Task description.
Omit every picture, and retype the lines that run from the beginning of the data below through the line containing "import * as d3 from 'd3';", inclusive.

Provided data.
* * * * *

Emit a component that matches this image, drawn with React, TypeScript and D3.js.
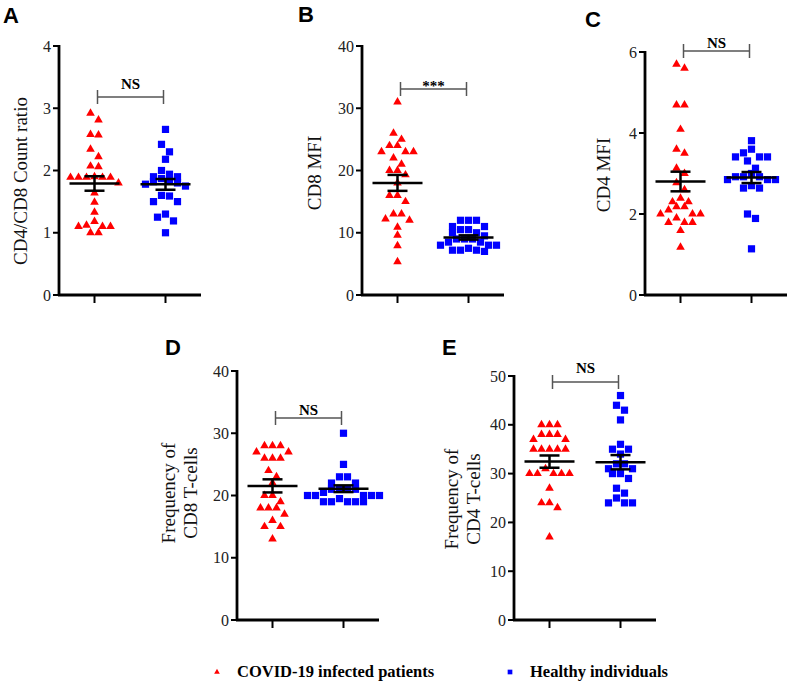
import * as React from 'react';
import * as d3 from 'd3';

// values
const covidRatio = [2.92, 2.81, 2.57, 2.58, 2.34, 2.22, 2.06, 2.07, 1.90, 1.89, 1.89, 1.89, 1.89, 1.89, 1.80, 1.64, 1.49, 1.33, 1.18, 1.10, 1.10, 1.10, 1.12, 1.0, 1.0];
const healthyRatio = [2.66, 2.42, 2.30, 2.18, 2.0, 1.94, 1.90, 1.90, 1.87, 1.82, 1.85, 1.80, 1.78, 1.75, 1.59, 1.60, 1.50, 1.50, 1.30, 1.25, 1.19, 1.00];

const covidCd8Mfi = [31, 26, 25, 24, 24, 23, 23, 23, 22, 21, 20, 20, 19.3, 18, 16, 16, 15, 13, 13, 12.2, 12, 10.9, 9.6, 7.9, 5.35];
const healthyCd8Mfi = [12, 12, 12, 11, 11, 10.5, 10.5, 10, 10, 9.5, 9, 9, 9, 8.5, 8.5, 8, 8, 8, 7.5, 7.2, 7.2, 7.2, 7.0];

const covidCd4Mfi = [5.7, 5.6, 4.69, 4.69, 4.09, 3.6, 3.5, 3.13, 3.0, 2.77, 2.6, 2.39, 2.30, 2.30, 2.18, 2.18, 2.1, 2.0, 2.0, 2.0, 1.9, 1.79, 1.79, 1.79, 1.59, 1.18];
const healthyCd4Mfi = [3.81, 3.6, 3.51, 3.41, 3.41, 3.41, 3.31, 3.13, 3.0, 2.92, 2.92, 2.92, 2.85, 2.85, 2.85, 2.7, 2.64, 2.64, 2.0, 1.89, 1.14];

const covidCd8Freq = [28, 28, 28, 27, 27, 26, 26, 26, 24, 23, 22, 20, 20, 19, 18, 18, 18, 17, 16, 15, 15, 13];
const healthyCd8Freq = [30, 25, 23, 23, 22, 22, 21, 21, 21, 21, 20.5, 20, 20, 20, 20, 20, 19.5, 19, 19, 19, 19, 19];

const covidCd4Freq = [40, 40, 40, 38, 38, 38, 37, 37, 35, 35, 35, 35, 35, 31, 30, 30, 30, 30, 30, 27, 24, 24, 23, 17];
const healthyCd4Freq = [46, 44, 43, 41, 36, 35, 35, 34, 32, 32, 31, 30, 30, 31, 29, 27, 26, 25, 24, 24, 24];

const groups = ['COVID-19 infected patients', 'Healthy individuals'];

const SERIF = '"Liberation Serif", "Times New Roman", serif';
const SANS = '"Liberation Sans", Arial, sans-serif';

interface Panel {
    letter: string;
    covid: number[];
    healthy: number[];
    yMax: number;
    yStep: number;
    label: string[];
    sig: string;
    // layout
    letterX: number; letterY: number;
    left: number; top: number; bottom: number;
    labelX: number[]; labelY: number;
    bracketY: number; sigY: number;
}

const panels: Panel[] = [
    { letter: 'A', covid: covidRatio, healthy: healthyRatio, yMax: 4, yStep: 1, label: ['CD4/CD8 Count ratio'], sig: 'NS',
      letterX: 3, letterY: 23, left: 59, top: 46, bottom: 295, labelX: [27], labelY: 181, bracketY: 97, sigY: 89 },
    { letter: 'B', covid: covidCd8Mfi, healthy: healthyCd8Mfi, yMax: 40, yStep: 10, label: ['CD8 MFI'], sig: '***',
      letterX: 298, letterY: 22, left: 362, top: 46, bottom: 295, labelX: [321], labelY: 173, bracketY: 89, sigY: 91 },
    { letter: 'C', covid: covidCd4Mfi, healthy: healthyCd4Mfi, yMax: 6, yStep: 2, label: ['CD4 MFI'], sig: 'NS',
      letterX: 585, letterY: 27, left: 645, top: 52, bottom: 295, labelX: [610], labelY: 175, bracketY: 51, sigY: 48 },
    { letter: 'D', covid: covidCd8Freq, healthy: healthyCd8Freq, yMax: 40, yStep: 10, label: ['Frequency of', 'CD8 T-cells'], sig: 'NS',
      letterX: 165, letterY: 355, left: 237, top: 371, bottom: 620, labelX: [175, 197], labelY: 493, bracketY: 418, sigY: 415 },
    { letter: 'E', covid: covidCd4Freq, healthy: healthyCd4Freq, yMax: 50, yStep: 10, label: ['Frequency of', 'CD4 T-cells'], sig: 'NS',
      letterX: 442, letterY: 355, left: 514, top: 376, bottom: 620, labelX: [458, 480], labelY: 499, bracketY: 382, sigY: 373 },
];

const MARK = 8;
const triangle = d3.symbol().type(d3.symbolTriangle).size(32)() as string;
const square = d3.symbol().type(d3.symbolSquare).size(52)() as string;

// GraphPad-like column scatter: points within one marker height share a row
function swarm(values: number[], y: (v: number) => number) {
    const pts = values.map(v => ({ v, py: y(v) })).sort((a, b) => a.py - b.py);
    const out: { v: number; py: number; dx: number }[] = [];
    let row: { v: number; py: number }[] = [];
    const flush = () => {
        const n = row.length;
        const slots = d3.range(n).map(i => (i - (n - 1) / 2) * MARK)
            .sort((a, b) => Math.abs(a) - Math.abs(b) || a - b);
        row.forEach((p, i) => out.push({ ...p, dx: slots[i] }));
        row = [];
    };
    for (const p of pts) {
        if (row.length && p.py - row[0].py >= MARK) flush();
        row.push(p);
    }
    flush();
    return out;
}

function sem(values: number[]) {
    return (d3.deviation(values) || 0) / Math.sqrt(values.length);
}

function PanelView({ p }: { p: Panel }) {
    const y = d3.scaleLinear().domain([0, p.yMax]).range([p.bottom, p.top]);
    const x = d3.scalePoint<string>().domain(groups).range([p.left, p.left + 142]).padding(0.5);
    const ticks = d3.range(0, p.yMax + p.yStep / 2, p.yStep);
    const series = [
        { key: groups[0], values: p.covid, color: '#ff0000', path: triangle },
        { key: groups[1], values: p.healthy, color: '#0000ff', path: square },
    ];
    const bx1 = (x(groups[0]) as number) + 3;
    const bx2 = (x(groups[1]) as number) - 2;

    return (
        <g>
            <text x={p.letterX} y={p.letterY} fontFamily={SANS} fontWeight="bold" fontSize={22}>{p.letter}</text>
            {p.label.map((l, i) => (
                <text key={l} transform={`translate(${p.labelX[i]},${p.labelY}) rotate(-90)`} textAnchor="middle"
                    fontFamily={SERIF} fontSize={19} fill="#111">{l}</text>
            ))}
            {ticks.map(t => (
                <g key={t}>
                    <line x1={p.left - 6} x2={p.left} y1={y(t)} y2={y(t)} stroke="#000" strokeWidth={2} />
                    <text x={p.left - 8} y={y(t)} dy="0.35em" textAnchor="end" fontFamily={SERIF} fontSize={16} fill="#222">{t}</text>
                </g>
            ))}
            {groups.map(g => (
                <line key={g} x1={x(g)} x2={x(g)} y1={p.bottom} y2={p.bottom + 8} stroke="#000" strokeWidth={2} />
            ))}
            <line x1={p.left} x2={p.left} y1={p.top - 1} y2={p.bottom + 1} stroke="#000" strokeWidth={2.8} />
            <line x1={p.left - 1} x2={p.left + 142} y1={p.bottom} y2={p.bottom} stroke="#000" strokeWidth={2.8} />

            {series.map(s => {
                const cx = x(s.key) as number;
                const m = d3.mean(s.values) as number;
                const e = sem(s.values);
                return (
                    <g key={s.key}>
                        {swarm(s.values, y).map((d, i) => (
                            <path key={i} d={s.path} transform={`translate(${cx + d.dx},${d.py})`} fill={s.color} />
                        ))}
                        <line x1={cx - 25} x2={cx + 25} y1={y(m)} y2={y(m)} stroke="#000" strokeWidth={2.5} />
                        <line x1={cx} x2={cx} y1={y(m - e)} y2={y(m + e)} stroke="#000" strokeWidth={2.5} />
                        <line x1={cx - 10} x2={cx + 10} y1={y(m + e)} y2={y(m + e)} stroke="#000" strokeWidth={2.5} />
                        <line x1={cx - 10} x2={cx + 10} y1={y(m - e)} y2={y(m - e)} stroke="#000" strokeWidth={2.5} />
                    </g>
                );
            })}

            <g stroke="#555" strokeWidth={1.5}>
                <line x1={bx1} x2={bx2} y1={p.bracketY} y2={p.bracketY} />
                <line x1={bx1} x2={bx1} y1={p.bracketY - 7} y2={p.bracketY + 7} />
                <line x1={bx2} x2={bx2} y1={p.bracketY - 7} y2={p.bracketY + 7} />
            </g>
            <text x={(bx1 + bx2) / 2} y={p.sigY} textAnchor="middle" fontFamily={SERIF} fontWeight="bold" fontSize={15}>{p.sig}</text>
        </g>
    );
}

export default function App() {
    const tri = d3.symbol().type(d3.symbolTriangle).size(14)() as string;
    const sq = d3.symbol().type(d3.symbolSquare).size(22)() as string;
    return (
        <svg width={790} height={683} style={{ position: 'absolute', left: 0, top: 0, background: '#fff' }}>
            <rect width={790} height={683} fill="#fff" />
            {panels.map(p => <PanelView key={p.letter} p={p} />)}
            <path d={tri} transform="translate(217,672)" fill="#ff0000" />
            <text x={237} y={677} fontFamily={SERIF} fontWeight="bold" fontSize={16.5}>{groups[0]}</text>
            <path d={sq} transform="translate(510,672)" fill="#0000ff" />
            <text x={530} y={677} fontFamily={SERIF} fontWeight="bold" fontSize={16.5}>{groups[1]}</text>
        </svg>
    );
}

* * * * *

Exercise answer.
Emit a component that matches this image, drawn with React, TypeScript and D3.js.
import * as React from 'react';
import * as d3 from 'd3';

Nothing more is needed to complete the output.